§ EXERCISE GOAL: Copy the material that follows word for word and omit its pictures.

§ DATASET CONTENT:
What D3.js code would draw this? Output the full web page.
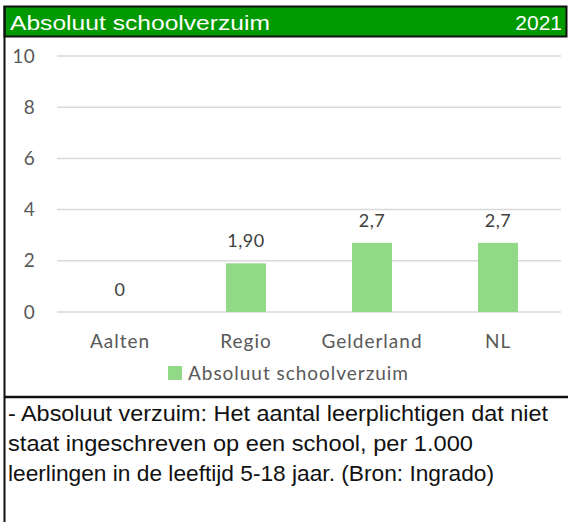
<!DOCTYPE html>
<html><head><meta charset="utf-8">
<script src="https://cdn.jsdelivr.net/npm/d3@7"></script>
<style>html,body{margin:0;padding:0;background:#fff;}svg{display:block;}</style>
</head><body>
<script>
const categories = ["Aalten", "Regio", "Gelderland", "NL"];
const values = [0, 1.9, 2.7, 2.7];
const valueLabels = ["0", "1,90", "2,7", "2,7"];
const yTicks = [0, 2, 4, 6, 8, 10];
const seriesName = "Absoluut schoolverzuim";
const title = "Absoluut schoolverzuim";
const year = "2021";
const noteLines = [
  "- Absoluut verzuim: Het aantal leerplichtigen dat niet",
  "staat ingeschreven op een school, per 1.000",
  "leerlingen in de leeftijd 5-18 jaar. (Bron: Ingrado)"
];

const W = 568, H = 522;
const svg = d3.select("body").append("svg").attr("width", W).attr("height", H);
svg.append("rect").attr("width", W).attr("height", H).attr("fill", "#fff");

// header
svg.append("rect").attr("x", 4.5).attr("y", 6.5).attr("width", 562).attr("height", 30)
  .attr("fill", "#009900").attr("stroke", "#111").attr("stroke-width", 2);
svg.append("text").attr("x", 10).attr("y", 29.5).text(title)
  .attr("font-family", "Liberation Sans, Arial, sans-serif").attr("font-size", 21).attr("fill", "#fff")
  .attr("textLength", 260).attr("lengthAdjust", "spacingAndGlyphs");
svg.append("text").attr("x", 562).attr("y", 29.5).attr("text-anchor", "end").text(year)
  .attr("font-family", "Liberation Sans, Arial, sans-serif").attr("font-size", 21).attr("fill", "#fff");

// borders
svg.append("line").attr("x1", 4.5).attr("x2", 4.5).attr("y1", 6).attr("y2", H).attr("stroke", "#111").attr("stroke-width", 2);
svg.append("line").attr("x1", 4).attr("x2", W).attr("y1", 397).attr("y2", 397).attr("stroke", "#111").attr("stroke-width", 2.5);

const x = d3.scaleBand().domain(categories).range([57, 561]).paddingInner(0.683).paddingOuter(0.3415);
const y = d3.scaleLinear().domain([0, 10]).range([312, 56]);

const font = "Lato, Carlito, Calibri, sans-serif";

// gridlines
svg.append("g").selectAll("line").data(yTicks).join("line")
  .attr("x1", 57).attr("x2", 561).attr("y1", d => y(d)).attr("y2", d => y(d))
  .attr("stroke", "#d9d9d9").attr("stroke-width", 1.5);

// y axis labels
const yAxis = d3.axisLeft(y).tickValues(yTicks).tickSize(0).tickPadding(0);
const gy = svg.append("g").attr("transform", "translate(35,0)").call(yAxis);
gy.select(".domain").remove();
gy.selectAll("text").attr("font-family", font).attr("font-size", 19).attr("fill", "#595959")
  .attr("letter-spacing", 0.3);

// bars
svg.append("g").selectAll("rect").data(categories).join("rect")
  .attr("x", d => x(d)).attr("width", x.bandwidth())
  .attr("y", (d, i) => y(values[i])).attr("height", (d, i) => y(0) - y(values[i]))
  .attr("fill", "#91d987");

// value labels
svg.append("g").selectAll("text").data(categories).join("text")
  .attr("x", d => x(d) + x.bandwidth() / 2).attr("y", (d, i) => y(values[i]) - 16)
  .attr("text-anchor", "middle").text((d, i) => valueLabels[i])
  .attr("font-family", font).attr("font-size", 18).attr("fill", "#404040").attr("letter-spacing", 0.5);

// x axis labels
const xAxis = d3.axisBottom(x).tickSize(0).tickPadding(0);
const gx = svg.append("g").attr("transform", "translate(0,334)").call(xAxis);
gx.select(".domain").remove();
gx.selectAll("text").attr("font-family", font).attr("font-size", 19).attr("fill", "#595959")
  .attr("letter-spacing", 1);

// legend
svg.append("rect").attr("x", 168).attr("y", 366).attr("width", 14).attr("height", 14).attr("fill", "#91d987");
svg.append("text").attr("x", 188).attr("y", 380).text(seriesName)
  .attr("font-family", font).attr("font-size", 19).attr("fill", "#595959")
  .attr("textLength", 220).attr("lengthAdjust", "spacing");

// note
const noteEnds = [548, 473, 494];
svg.append("g").selectAll("text").data(noteLines).join("text")
  .attr("x", 8).attr("y", (d, i) => 421 + i * 30).text(d => d)
  .attr("font-family", "Liberation Sans, Arial, sans-serif").attr("font-size", 21.5).attr("fill", "#111")
  .attr("textLength", (d, i) => noteEnds[i] - 8).attr("lengthAdjust", "spacingAndGlyphs");
</script>
</body></html>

§ THE RESULT:
What D3.js code would draw this? Output the full web page.
<!DOCTYPE html>
<html><head><meta charset="utf-8">
<script src="https://cdn.jsdelivr.net/npm/d3@7"></script>
<style>html,body{margin:0;padding:0;background:#fff;}svg{display:block;}</style>
</head><body>
<script>
const categories = ["Aalten", "Regio", "Gelderland", "NL"];
const values = [0, 1.9, 2.7, 2.7];
const valueLabels = ["0", "1,90", "2,7", "2,7"];
const yTicks = [0, 2, 4, 6, 8, 10];
const seriesName = "Absoluut schoolverzuim";
const title = "Absoluut schoolverzuim";
const year = "2021";
const noteLines = [
  "- Absoluut verzuim: Het aantal leerplichtigen dat niet",
  "staat ingeschreven op een school, per 1.000",
  "leerlingen in de leeftijd 5-18 jaar. (Bron: Ingrado)"
];

const W = 568, H = 522;
const svg = d3.select("body").append("svg").attr("width", W).attr("height", H);
svg.append("rect").attr("width", W).attr("height", H).attr("fill", "#fff");

// header
svg.append("rect").attr("x", 4.5).attr("y", 6.5).attr("width", 562).attr("height", 30)
  .attr("fill", "#009900").attr("stroke", "#111").attr("stroke-width", 2);
svg.append("text").attr("x", 10).attr("y", 29.5).text(title)
  .attr("font-family", "Liberation Sans, Arial, sans-serif").attr("font-size", 21).attr("fill", "#fff")
  .attr("textLength", 260).attr("lengthAdjust", "spacingAndGlyphs");
svg.append("text").attr("x", 562).attr("y", 29.5).attr("text-anchor", "end").text(year)
  .attr("font-family", "Liberation Sans, Arial, sans-serif").attr("font-size", 21).attr("fill", "#fff");

// borders
svg.append("line").attr("x1", 4.5).attr("x2", 4.5).attr("y1", 6).attr("y2", H).attr("stroke", "#111").attr("stroke-width", 2);
svg.append("line").attr("x1", 4).attr("x2", W).attr("y1", 397).attr("y2", 397).attr("stroke", "#111").attr("stroke-width", 2.5);

const x = d3.scaleBand().domain(categories).range([57, 561]).paddingInner(0.683).paddingOuter(0.3415);
const y = d3.scaleLinear().domain([0, 10]).range([312, 56]);

const font = "Lato, Carlito, Calibri, sans-serif";

// gridlines
svg.append("g").selectAll("line").data(yTicks).join("line")
  .attr("x1", 57).attr("x2", 561).attr("y1", d => y(d)).attr("y2", d => y(d))
  .attr("stroke", "#d9d9d9").attr("stroke-width", 1.5);

// y axis labels
const yAxis = d3.axisLeft(y).tickValues(yTicks).tickSize(0).tickPadding(0);
const gy = svg.append("g").attr("transform", "translate(35,0)").call(yAxis);
gy.select(".domain").remove();
gy.selectAll("text").attr("font-family", font).attr("font-size", 19).attr("fill", "#595959")
  .attr("letter-spacing", 0.3);

// bars
svg.append("g").selectAll("rect").data(categories).join("rect")
  .attr("x", d => x(d)).attr("width", x.bandwidth())
  .attr("y", (d, i) => y(values[i])).attr("height", (d, i) => y(0) - y(values[i]))
  .attr("fill", "#91d987");

// value labels
svg.append("g").selectAll("text").data(categories).join("text")
  .attr("x", d => x(d) + x.bandwidth() / 2).attr("y", (d, i) => y(values[i]) - 16)
  .attr("text-anchor", "middle").text((d, i) => valueLabels[i])
  .attr("font-family", font).attr("font-size", 18).attr("fill", "#404040").attr("letter-spacing", 0.5);

// x axis labels
const xAxis = d3.axisBottom(x).tickSize(0).tickPadding(0);
const gx = svg.append("g").attr("transform", "translate(0,334)").call(xAxis);
gx.select(".domain").remove();
gx.selectAll("text").attr("font-family", font).attr("font-size", 19).attr("fill", "#595959")
  .attr("letter-spacing", 1);

// legend
svg.append("rect").attr("x", 168).attr("y", 366).attr("width", 14).attr("height", 14).attr("fill", "#91d987");
svg.append("text").attr("x", 188).attr("y", 380).text(seriesName)
  .attr("font-family", font).attr("font-size", 19).attr("fill", "#595959")
  .attr("textLength", 220).attr("lengthAdjust", "spacing");

// note
const noteEnds = [548, 473, 494];
svg.append("g").selectAll("text").data(noteLines).join("text")
  .attr("x", 8).attr("y", (d, i) => 421 + i * 30).text(d => d)
  .attr("font-family", "Liberation Sans, Arial, sans-serif").attr("font-size", 21.5).attr("fill", "#111")
  .attr("textLength", (d, i) => noteEnds[i] - 8).attr("lengthAdjust", "spacingAndGlyphs");
</script>
</body></html>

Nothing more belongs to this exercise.